Wir sind eine digitale Bank. Insofern müssten unsere Organisation und unser Personal flexibel und technologieaffin genug sein, einen Roboter ins Geschäft zu integrieren und mit seinen Eigenheiten zu spielen. Hinzugehen und zu sagen: Kommt, lasst uns gemeinsam mit Pepper experimentieren – das hat sich dann aber in der Praxis wegen der Handlungs- und Ergebnis-Ungewissheit als anspruchsvoll erwiesen.

«Kaum jemand traut sich, sich ein Zukunftsszenario auszudenken»

Es ist interessant, dass gerade Kinder am besten auf den Roboter reagierten und sich nicht beirren liessen, wenn er mal nicht weiter wusste und schwieg.

Banken müssen also das Kind im Berater wecken?

Sich die Neugierde und Vorstellungskraft von Kindern zu bewahren, das wäre tatsächlich von hohem Wert für unser Metier. Wenn ich zum Beispiel in Bewerbungsgesprächen frage, wie die Kandidaten die Zukunft des Banking sehen, bekomme ich meist Plattitüden zu hören. Kaum jemand traut sich, sich ein Zukunftsszenario auszudenken – obwohl alle wissen, dass wir die Zukunft sowieso nicht kennen.

Testen wir Sie doch gleich mit derselben Frage: Wie sieht die Zukunft im Banking aus?

Ein Begriff, der mir sehr gut gefällt, ist jener der unsichtbaren Bank. In der Zukunft der Finanzindustrie wird ganz viel fehlen, was wir heute noch antreffen. Filialen, Kundenberater, Agenten, physische Dokumente zähle ich dazu. Allerdings werden wir auch viel Neues vorfinden – so könnten uns die technischen Mittel erlauben, endlich wieder einmal eine echte Service- und Produktinnovation auf den Markt zu bringen.

Mit dieser Vision werden Sie bei den Kollegen aber anecken. Für die ist der Kundenberater sakrosankt. Allenfalls, heisst es, könne man ihn mit digitalen Mitteln zum bionischen Banker ausrüsten.
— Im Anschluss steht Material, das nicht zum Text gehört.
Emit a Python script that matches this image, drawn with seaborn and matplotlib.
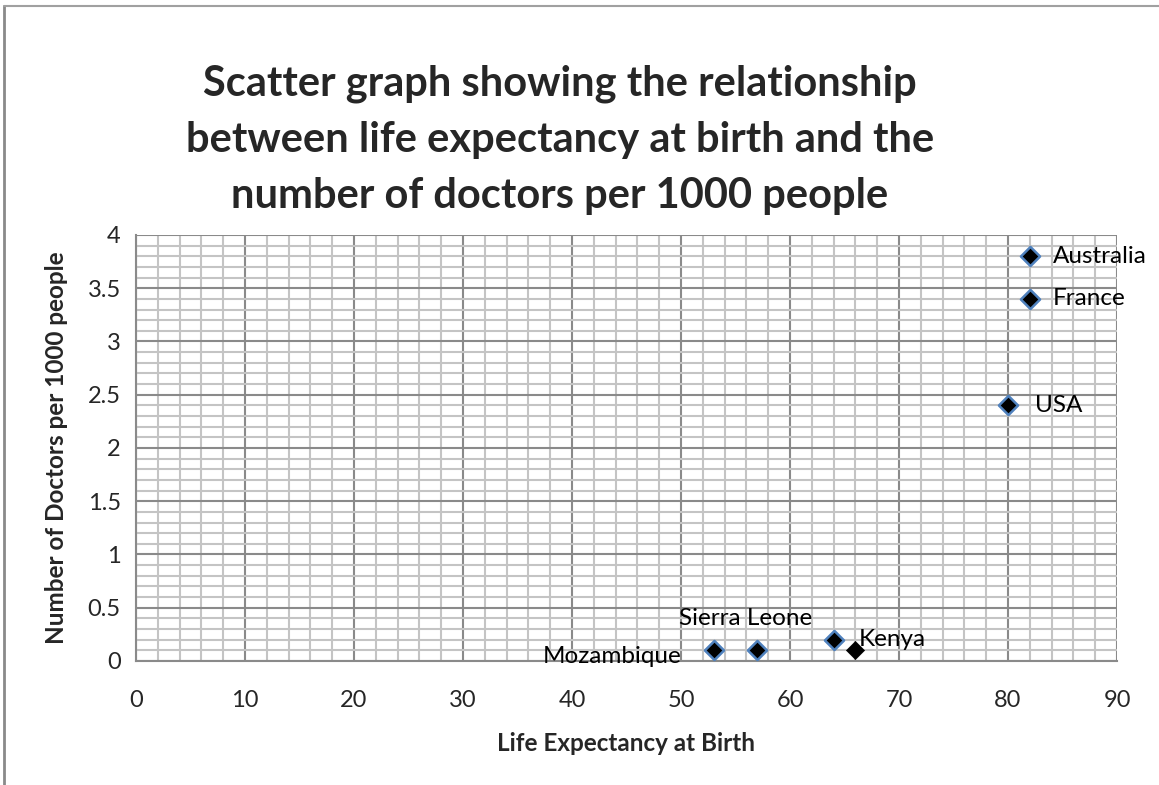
import numpy as np
import pandas as pd
import matplotlib
matplotlib.use("Agg")
import matplotlib.pyplot as plt
from matplotlib.ticker import MultipleLocator, FuncFormatter
import seaborn as sns

sns.set_style("white")
plt.rcParams["font.family"] = ["Lato", "DejaVu Sans"]

# dados
paises = ["Mozambique", "Sierra Leone", "Kenya", "", "USA", "France", "Australia"]
expectativa = [53, 57, 64, 66, 80, 82, 82]
medicos = [0.1, 0.1, 0.2, 0.1, 2.4, 3.4, 3.8]
serie = ["A", "A", "A", "B", "A", "A", "A"]

df = pd.DataFrame({"pais": paises, "vida": expectativa, "medicos": medicos, "serie": serie})

fig = plt.figure(figsize=(11.59, 7.85), dpi=100)
ax = fig.add_axes([0.1173, 0.158, 0.8465, 0.5427])

# pontos
sns.scatterplot(data=df[df["serie"] == "A"], x="vida", y="medicos", ax=ax,
                marker="D", s=95, color="black", edgecolor="#4f81bd", linewidth=1.8,
                zorder=3, clip_on=False)
sns.scatterplot(data=df[df["serie"] == "B"], x="vida", y="medicos", ax=ax,
                marker="D", s=85, color="black", edgecolor="black", linewidth=0.5,
                zorder=3, clip_on=False)

# grade
ax.set_xlim(0, 90)
ax.set_ylim(0, 4)
ax.xaxis.set_major_locator(MultipleLocator(10))
ax.xaxis.set_minor_locator(MultipleLocator(2))
ax.yaxis.set_major_locator(MultipleLocator(0.5))
ax.yaxis.set_minor_locator(MultipleLocator(0.1))
ax.xaxis.set_major_formatter(FuncFormatter(lambda v, p: f"{v:g}"))
ax.yaxis.set_major_formatter(FuncFormatter(lambda v, p: f"{v:g}"))
ax.grid(which="minor", color="#c4c4c4", linewidth=1.5)
ax.grid(which="major", color="#8a8a8a", linewidth=1.5)
ax.set_axisbelow(True)

# rótulos
offsets = {
    "Mozambique": (-32, -6, "right"),
    "Sierra Leone": (-12, 32, "center"),
    "Kenya": (25, 0, "left"),
    "USA": (27, 0, "left"),
    "France": (23, 0, "left"),
    "Australia": (23, 0, "left"),
}
for _, r in df.iterrows():
    if r["pais"] in offsets:
        dx, dy, ha = offsets[r["pais"]]
        ax.annotate(r["pais"], (r["vida"], r["medicos"]), xytext=(dx, dy), textcoords="offset pixels",
                    ha=ha, va="center", fontsize=17.5, color="black", zorder=4)

for s in ["top", "right"]:
    ax.spines[s].set_visible(False)
for s in ["left", "bottom"]:
    ax.spines[s].set_color("#8a8a8a")
    ax.spines[s].set_linewidth(1.5)

ax.tick_params(which="major", axis="both", direction="out", length=7, width=1.5,
               color="#8a8a8a", labelsize=17, pad=4)
ax.tick_params(which="minor", axis="x", direction="out", length=5, width=1.2, color="#8a8a8a")
ax.tick_params(which="minor", axis="y", length=0)
ax.tick_params(axis="x", pad=14)

ax.set_xlabel("Life Expectancy at Birth", fontsize=17.5, fontweight="bold", labelpad=15)
ax.set_ylabel("Number of Doctors per 1000 people", fontsize=17.5, fontweight="bold", labelpad=14)

fig.text(0.483, 0.8215, "Scatter graph showing the relationship\nbetween life expectancy at birth and the\nnumber of doctors per 1000 people",
         ha="center", va="center", fontsize=30, fontweight="bold", linespacing=1.58)

# borda externa
fig.add_artist(plt.Line2D([0.0035, 0.0035], [0, 0.992], transform=fig.transFigure, color="#8a8a8a", linewidth=2))
fig.add_artist(plt.Line2D([0.0035, 1], [0.992, 0.992], transform=fig.transFigure, color="#a0a0a0", linewidth=1.5))

fig.savefig("out.png", dpi=100)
Zugegeben, das ist eines meiner Lieblingsthemen. Der Kundenberater ist eine evolutionstheoretische Wunderkiste. Er überlebt immer wieder und wird neu definiert – gegenwärtig wird ihm gerade die Rolle des Psychologen und Vertrauensarzt neu zugewiesen. Da muss ich die Kollegen schon fragen: Glaubt Ihr wirklich, was Ihr da erzählt?

Sie glauben nicht daran.

In der Komplexität, in der wir uns heute im Banking bewegen, steigen die Anforderungen an die Berater ins Übermenschliche. Ich sage: Komplexität vermag der Berater nicht zu «managen», weil wir das alle – bis vielleicht auf einige Nobelpreisträger – nicht können.

«Wir hören nur die geglätteten Erfolgsmeldungen»

Der Umstand, dass der Berater immer noch im Zentrum zahlreicher Geschäftsmodelle steht, zeugt meiner Meinung davon, dass die Banken nicht wissen, was sie mit ihm anfangen sollen.

Wozu taugt der Berater noch?

Was der Kundenberater «managen» kann und muss, das sind Emotionen. Gerade wenn es darum geht, schlechte Nachrichten zu vermitteln, ist Empathie wichtig. Entsprechend wird das wohl weiterhin ein Mensch machen dürfen.

In der Antike wurden Überbringer schlechter Nachrichten hingerichtet. Das ist kein erstrebenswerter Job, oder?

Interessanterweise ist es der IT-Riese Amazon, der den Begriff des «emotional banking» geprägt hat. Das Unternehmen ist bekanntermassen gut darin, über das Kundenerlebnis Emotionen zu wecken. Im Banking sind wir jedoch sehr strukturlastig und stets bestrebt, keine Fehler zu machen. Als Bankberater kann ich deshalb gar nicht explorativ Optionen mit meinem Kunden besprechen, weil ich ja immer schon weiss, wo die Reise hingehen muss. Das ist weder spielerisch noch weckt es Emotionen.

Banken müssen Fehler machen dürfen? Erklären Sie das der Finma.